= Phil Sumner =

Phil Sumner is a cornet, keyboard and guitar player for the Kendal/Brighton-based rock band Sea Power originally from Shrewsbury. Previous bands include Brighton/Stroud-based rock band Actress Hands, and appearances on record with Electric Soft Parade.

==British Sea Power==
He first emerged with Sea Power on their September 2006 tour in which they first performed songs which would appear on their critically acclaimed 3rd album Do you like Rock Music?. He has since become a permanent replacement for previous keyboard player Eamon Hamilton who left to front Brighton-based rock band Brakes. His cornet playing however marks a new sound for the band.

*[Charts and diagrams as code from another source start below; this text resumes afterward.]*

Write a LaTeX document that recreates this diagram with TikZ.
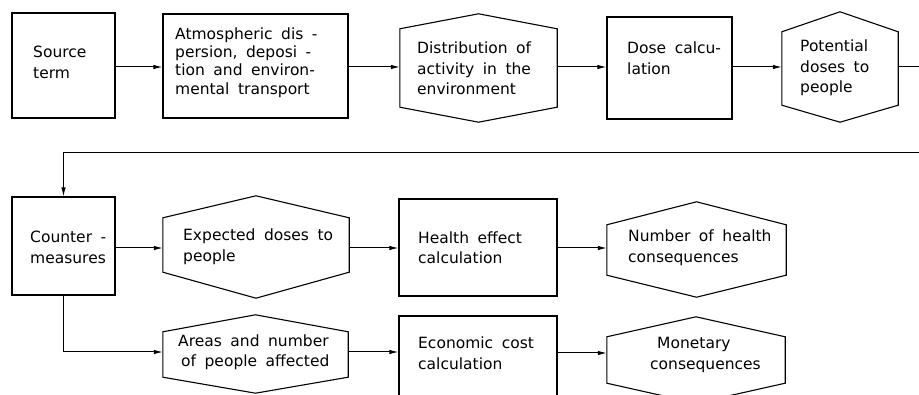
\documentclass[tikz,border=0pt]{standalone}
\usepackage{fontspec}
\setmainfont{DejaVu Sans}
\usetikzlibrary{arrows.meta}
\newcommand\hexout[3]{\draw[shapeline] (#1.south west) -- (#1.north west) -- ([yshift=#2]#1.north) -- (#1.north east) -- (#1.south east) -- ([yshift=-#3]#1.south) -- cycle;}
\newcommand\widesp{\spaceskip=0.55em plus 0.1em\relax}
\tikzset{
  shapeline/.style={line width=1.1pt, line join=miter},
  boxnode/.style={draw, line width=1.1pt, inner sep=0pt, rectangle},
  hexnode/.style={draw=none, inner sep=0pt, rectangle},
  txt/.style={inner sep=0pt, anchor=west, align=left,
    font=\fontsize{15.5}{20.5}\selectfont, execute at begin node=\widesp},
  arr/.style={line width=1pt, -{Latex[length=9pt,width=4.5pt]}},
  conn/.style={line width=1pt}
}
\begin{document}
\begin{tikzpicture}[x=1pt,y=-1pt]
\useasboundingbox (0,0) rectangle (919,395);
\fill[white] (0,0) rectangle (919,395);
\clip (0,0) rectangle (919,395);

% ---- row 1
\node[boxnode, minimum width=103pt, minimum height=105pt] (src) at (63.5,65.5) {};
\node[boxnode, minimum width=185pt, minimum height=104pt] (atm) at (255.5,66) {};
\node[hexnode, minimum width=157pt, minimum height=78pt] (dist) at (478.5,68) {};
\hexout{dist}{15pt}{15pt}
\node[boxnode, minimum width=125pt, minimum height=102pt] (dose) at (669.5,68) {};
\node[hexnode, minimum width=116pt, minimum height=73pt] (pot) at (840,68.5) {};
\hexout{pot}{20pt}{17pt}

\node[txt] (srct) at (33,62.5) {Source\\term};
\node[txt, font=\fontsize{15.5}{18.3}\selectfont] (atmt) at (175,62.5)
  {Atmospheric dis -\\persion, deposi -\\tion and environ-\\mental transport};
\node[txt] (distt) at (417,68.5) {Distribution of\\activity in the\\environment};
\node[txt] (doset) at (627,58) {Dose calcu-\\lation};
\node[txt] (pott) at (800,68) {Potential\\doses to\\people};

% ---- row 2
\node[boxnode, minimum width=103pt, minimum height=98pt] (cm) at (63.5,246) {};
\node[hexnode, minimum width=186pt, minimum height=54pt] (exp) at (256,245) {};
\hexout{exp}{22pt}{26pt}
\node[boxnode, minimum width=158pt, minimum height=97pt] (health) at (478,247.5) {};
\node[hexnode, minimum width=179pt, minimum height=50pt] (num) at (696.5,250) {};
\hexout{num}{23pt}{22pt}

\node[txt] (cmt) at (30,247.5) {Counter -\\measures};
\node[txt] (expt) at (183,246.5) {Expected doses to\\people};
\node[txt] (healtht) at (418,247.5) {Health effect\\calculation};
\node[txt] (numt) at (628,247.5) {Number of health\\consequences};

% ---- row 3
\node[hexnode, minimum width=185pt, minimum height=45pt] (areas) at (255.5,354.5) {};
\hexout{areas}{17pt}{16pt}
\node[boxnode, minimum width=158pt, minimum height=97pt] (econ) at (478,364.5) {};
\node[hexnode, minimum width=178pt, minimum height=46pt] (mon) at (696,360) {};
\hexout{mon}{20pt}{20pt}

\node[txt] (areast) at (178,352) {Areas and number\\\hspace{3pt}of people affected};
\node[txt] (econt) at (418,353) {Economic cost\\calculation};
\node[txt] (mont) at (650,355) {\hspace{7pt}Monetary\\consequences};

% ---- connectors
\draw[arr] ([yshift=-1.5pt]src.east) coordinate (a1) -- (a1 -| atm.west);
\draw[arr] ([yshift=-1pt]atm.east) coordinate (a2) -- (a2 -| dist.west);
\draw[arr] ([yshift=1pt]dist.east) coordinate (a3) -- (a3 -| dose.west);
\draw[arr] ([yshift=1pt]dose.east) coordinate (a4) -- (a4 -| pot.west);

\coordinate (off1) at (935,67);
\coordinate (off2) at (935,153);
\draw[arr] ([yshift=1.5pt]pot.east) -- (off1) -- (off2) -| (cm.north);

\draw[arr] ([yshift=-2pt]cm.east) coordinate (b1) -- (b1 -| exp.west);
\draw[arr] ([yshift=-3pt]exp.east) coordinate (b2) -- (b2 -| health.west);
\draw[arr] ([yshift=-0.5pt]health.east) coordinate (b3) -- (b3 -| num.west);

\draw[arr] (cm.south) |- ([yshift=2.5pt]areas.west);
\draw[arr] ([yshift=2.5pt]areas.east) coordinate (c1) -- (c1 -| econ.west);
\draw[arr] ([yshift=11.5pt]econ.east) coordinate (c2) -- (c2 -| mon.west);
\end{tikzpicture}
\end{document}
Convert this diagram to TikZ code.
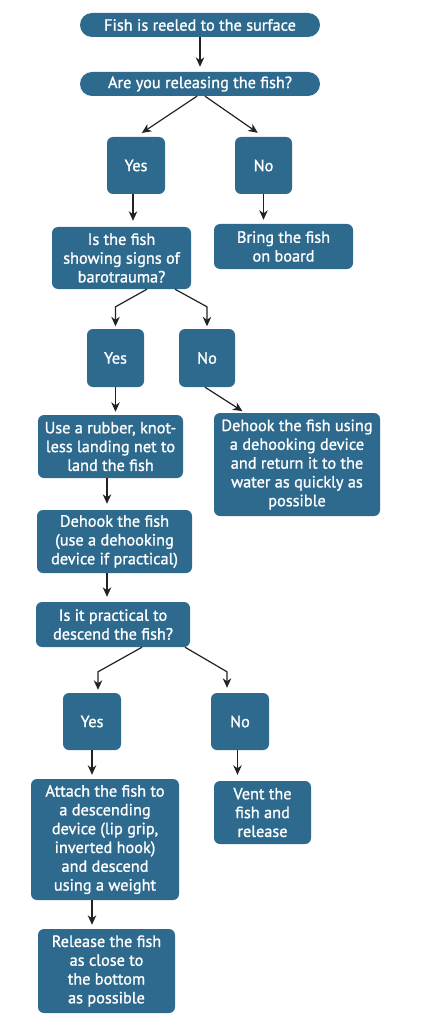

On the release tour for Do You Like Rock Music? in January 2008, Sumner made musical headlines for an attempted stage dive at the Leeds Irish Centre which resulted in him being knocked unconscious and hospitalised. The band carried on performing during the spectacle, while many in the audience were visibly shocked and concerned for Sumner. Despite his injury Sumner performed with the band the very next day in their home town, Kendal. Sumner carried on a running tradition of eccentrically caused injury in the band, with previous incidents on tour including bass player and singer Hamilton breaking his arm after cutting off the branch he was sitting on, while looking for stage decoration.